At one of my lowest moments, realization and remembrance flooded my heart and mind: God lost His Son, His only Son. The Father know’s my loss, pain and brokenness oh so well.
That revelation was like supernatural glue applied to bind my wounded soul. The lost, dark, broken part will be receding as God proceeds to heal my broken heart with His love.
I am ready to lay my heavy cares at the foot of the cross … and leave that burden there, so I can step into God’s plans. Jesus promised, “For My yoke is easy and My burden is light,” (Matthew 11:30, NKJV).
So, as the Lord’s heart is to never to rejoice in causing someones pain, hurt and sorrow. I know he was grieved when my ex-husband signed his name with a christian fish, realizing he destroyed all my Hopes, dreams, and future …leaving me broken.
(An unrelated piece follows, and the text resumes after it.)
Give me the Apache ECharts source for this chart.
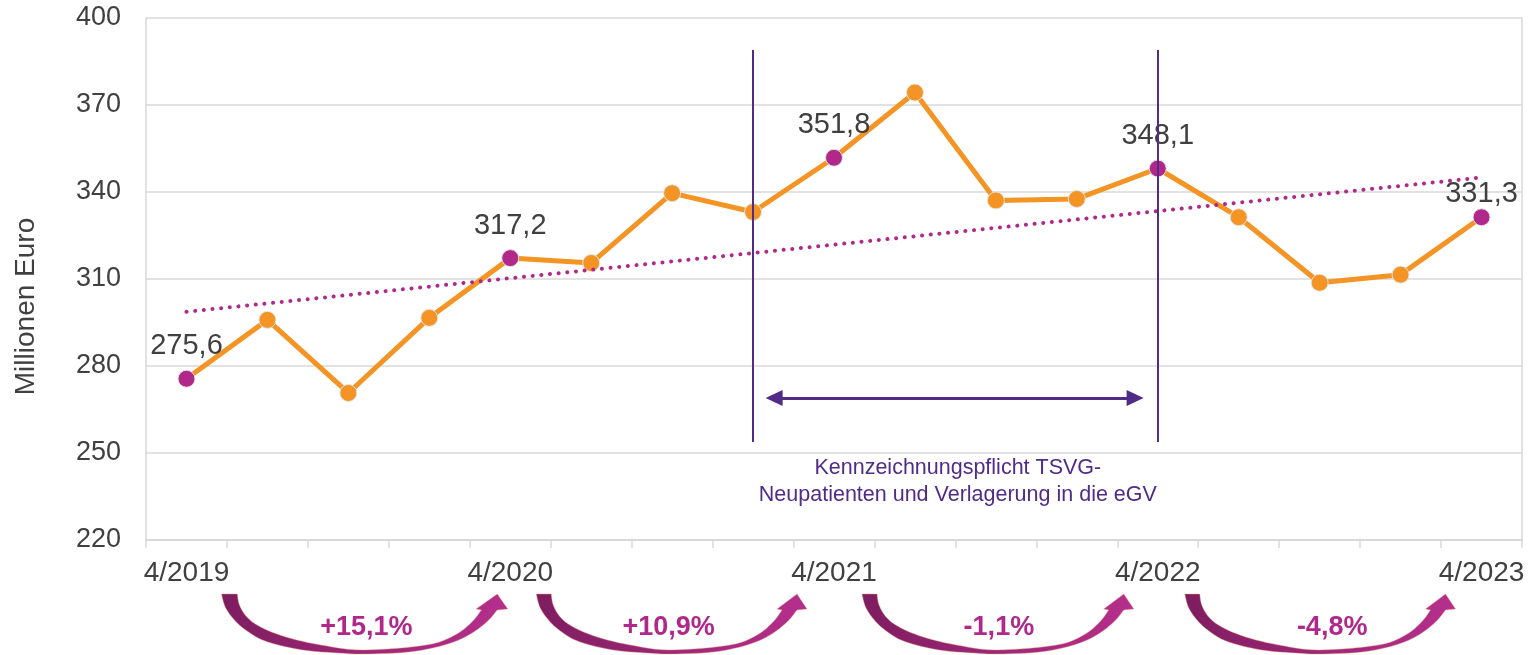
<!DOCTYPE html>
<html>
<head>
<meta charset="utf-8">
<script src="https://cdn.jsdelivr.net/npm/echarts@6/dist/echarts.min.js"></script>
<style>
html,body{margin:0;padding:0;background:#ffffff;}
#chart{width:1531px;height:655px;}
</style>
</head>
<body>
<div id="chart"></div>
<script>
// ---------- data ----------
const categories = ['4/2019','1/2020','2/2020','3/2020','4/2020','1/2021','2/2021','3/2021','4/2021','1/2022','2/2022','3/2022','4/2022','1/2023','2/2023','3/2023','4/2023'];
const values = [275.6,295.9,270.7,296.6,317.2,315.5,339.6,333.1,351.8,374.3,337.1,337.6,348.1,331.3,308.7,311.5,331.3];
const highlightIdx = [0,4,8,12,16];
const trendIdx = [0,16];
const trendValues = [298.7,345.0];
const yMin = 220, yMax = 400, yStep = 30;
const changeLabels = ['+15,1%','+10,9%','-1,1%','-4,8%'];
const periodIdx = [7,12];
const annotationLines = ['Kennzeichnungspflicht TSVG-','Neupatienten und Verlagerung in die eGV'];
const yAxisTitle = 'Millionen Euro';

// ---------- styles ----------
const ORANGE = '#F39425';
const MAGENTA = '#B0298A';
const PURPLE = '#512B88';
const TEXT = '#404040';
const GRID = '#D9D9D9';
const FONT = '"Liberation Sans", Arial, sans-serif';
const fmt = v => v.toFixed(1).replace('.', ',');

const chart = echarts.init(document.getElementById('chart'), null, {renderer:'canvas'});

const mainData = values.map((v,i) => {
  if (highlightIdx.indexOf(i) >= 0) {
    const item = {value:v, itemStyle:{color:MAGENTA}, label:{show:true}};
    if (i === values.length-1) item.label.distance = 0;
    return item;
  }
  return v;
});

const option = {
  animation:false,
  backgroundColor:'#ffffff',
  grid:{left:146,right:9,top:18,bottom:115,containLabel:false,outerBoundsMode:'none'},
  xAxis:[{
    type:'category',
    data:categories,
    boundaryGap:true,
    axisLine:{show:true,lineStyle:{color:GRID,width:2}},
    axisTick:{show:true,interval:0,length:8,lineStyle:{color:GRID,width:1.5}},
    axisLabel:{interval:3,fontSize:28,color:TEXT,margin:19,fontFamily:FONT},
    splitLine:{show:false}
  },{
    type:'value',min:-0.5,max:16.5,show:false
  }],
  yAxis:[{
    type:'value',min:yMin,max:yMax,interval:yStep,
    name:yAxisTitle,nameLocation:'middle',nameGap:106,
    nameTextStyle:{fontSize:28,color:TEXT,fontFamily:FONT,padding:[0,55,0,0]},
    axisLine:{show:true,onZero:false,lineStyle:{color:GRID,width:1.5}},
    axisTick:{show:false},
    axisLabel:{fontSize:27,color:TEXT,margin:25,fontFamily:FONT},
    splitLine:{show:true,lineStyle:{color:GRID,width:1.5}}
  },{
    type:'value',min:yMin,max:yMax,interval:yStep,position:'right',
    axisLine:{show:true,onZero:false,lineStyle:{color:GRID,width:1.5}},
    axisTick:{show:false},axisLabel:{show:false},splitLine:{show:false}
  }],
  series:[{
    name:'Wert',
    type:'line',
    data:mainData,
    symbol:'circle',
    symbolSize:17,
    lineStyle:{color:ORANGE,width:5},
    itemStyle:{color:ORANGE,borderColor:'#E4E4E4',borderWidth:1},
    label:{show:false,position:'top',distance:9,fontSize:29,color:TEXT,fontFamily:FONT,
      formatter:p => fmt(p.value)},
    z:3
  },{
    name:'Trend',
    type:'line',
    xAxisIndex:1,
    data:trendIdx.map((x,i)=>[x,trendValues[i]]),
    symbol:'none',
    lineStyle:{color:MAGENTA,width:4,type:[0.1,8.6],cap:'round'},
    z:4
  },{
    name:'Markierung',
    type:'line',
    xAxisIndex:1,
    data:[],
    symbol:'none',
    markLine:{
      silent:true,
      symbol:['none','none'],
      label:{show:false},
      lineStyle:{color:PURPLE,width:2,type:'solid'},
      data:[
        [{coord:[periodIdx[0],389]},{coord:[periodIdx[0],253.8]}],
        [{coord:[periodIdx[1],389]},{coord:[periodIdx[1],253.8]}],
        [{coord:[periodIdx[0]+0.26,269],symbol:'triangle',symbolSize:[16,17],lineStyle:{width:3}},
         {coord:[periodIdx[1]-0.28,269],symbol:'triangle',symbolSize:[16,17],lineStyle:{width:3}}]
      ]
    },
    markPoint:{
      silent:true,
      symbol:'rect',symbolSize:1,
      itemStyle:{color:'rgba(0,0,0,0)'},
      label:{show:true,position:'inside',formatter:annotationLines.join('\n'),
        fontSize:21.5,lineHeight:27,color:PURPLE,align:'center',fontFamily:FONT},
      data:[{coord:[(periodIdx[0]+periodIdx[1])/2+0.03,240.3]}]
    },
    z:5
  }]
};
chart.setOption(option);

// ---------- curved growth arrows below the axis ----------
function catmull(pts,n){
  const out=[];
  for(let i=0;i<pts.length-1;i++){
    const p0=pts[Math.max(i-1,0)],p1=pts[i],p2=pts[i+1],p3=pts[Math.min(i+2,pts.length-1)];
    for(let j=0;j<n;j++){
      const t=j/n,t2=t*t,t3=t2*t;
      out.push([0,1].map(k=>0.5*((2*p1[k])+(-p0[k]+p2[k])*t+(2*p0[k]-5*p1[k]+4*p2[k]-p3[k])*t2+(-p0[k]+3*p1[k]-3*p2[k]+p3[k])*t3)));
    }
  }
  out.push(pts[pts.length-1]);
  return out;
}
const OUTER_SHAPE=[[0,0],[4,14],[14,28],[27,39],[44,48],[77,56],[111,59],[134,60],[177,58],[211,51],[234,41],[251,28],[261,16]];
const INNER_SHAPE=[[15,0],[17,11],[24,23],[37,33],[61,43],[94,51],[134,56],[194,51],[221,41],[237,28],[246,16]];
const HEAD_SHAPE=[[271,15],[261,0],[241,15]];
function arrowPoints(x0,y0,W){
  const s=W/261;
  const pts=catmull(OUTER_SHAPE,6).concat(HEAD_SHAPE,catmull(INNER_SHAPE,6).reverse());
  return pts.map(p=>[x0+p[0]*s,y0+p[1]]);
}
const xPix = i => chart.convertToPixel({xAxisIndex:1}, i);
const yBottom = chart.convertToPixel({yAxisIndex:0}, yMin);
const arrowLayout = [
  {dx:35,dxEnd:-13,textDx:7},
  {dx:26,dxEnd:-37,textDx:2},
  {dx:28,dxEnd:-34,textDx:6},
  {dx:27,dxEnd:-36,textDx:17}
];
const graphics=[];
changeLabels.forEach((lab,k)=>{
  const L=arrowLayout[k];
  const x0=xPix(4*k)+L.dx;
  const x1=xPix(4*k+4)+L.dxEnd;
  const W=x1-x0;
  graphics.push({
    type:'polygon',silent:true,z:10,
    shape:{points:arrowPoints(x0,yBottom+54,W)},
    style:{
      fill:new echarts.graphic.LinearGradient(0,0,1,0,[
        {offset:0,color:'#7E1D60'},{offset:0.5,color:'#9D2778'},{offset:1,color:'#B52F8D'}
      ]),
      stroke:'rgba(240,160,120,0.6)',lineWidth:0.7
    }
  });
  graphics.push({
    type:'text',silent:true,z:11,
    x:x0+W/2+L.textDx,y:yBottom+88,
    style:{text:lab,fill:MAGENTA,font:'bold 27px '+FONT,
      textAlign:'center',textVerticalAlign:'middle'}
  });
});
chart.setOption({graphic:graphics});
</script>
</body>
</html>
Dear Lord, I come to you today with a heavy heart. You know my heartache, my cares, my concerns and all that burdens me. I thank you that you are a loving, caring Father. Today I ask that you would give me the strength to relinquish control of my feelings and all my burdens. I now choose to give them over to you. You said in your Word that you know every tiny detail of my life and all that concerns me. Help me to believe and trust that you are taking care of all my concerns. Father, help me ease the grip on my grief and lay it at the foot of Your Son’s cross. Thank You that You can bind our wounds and heal our broken hearts. Remind us of Your magnificent plans for us, Lord God. In Jesus’ Name, Amen.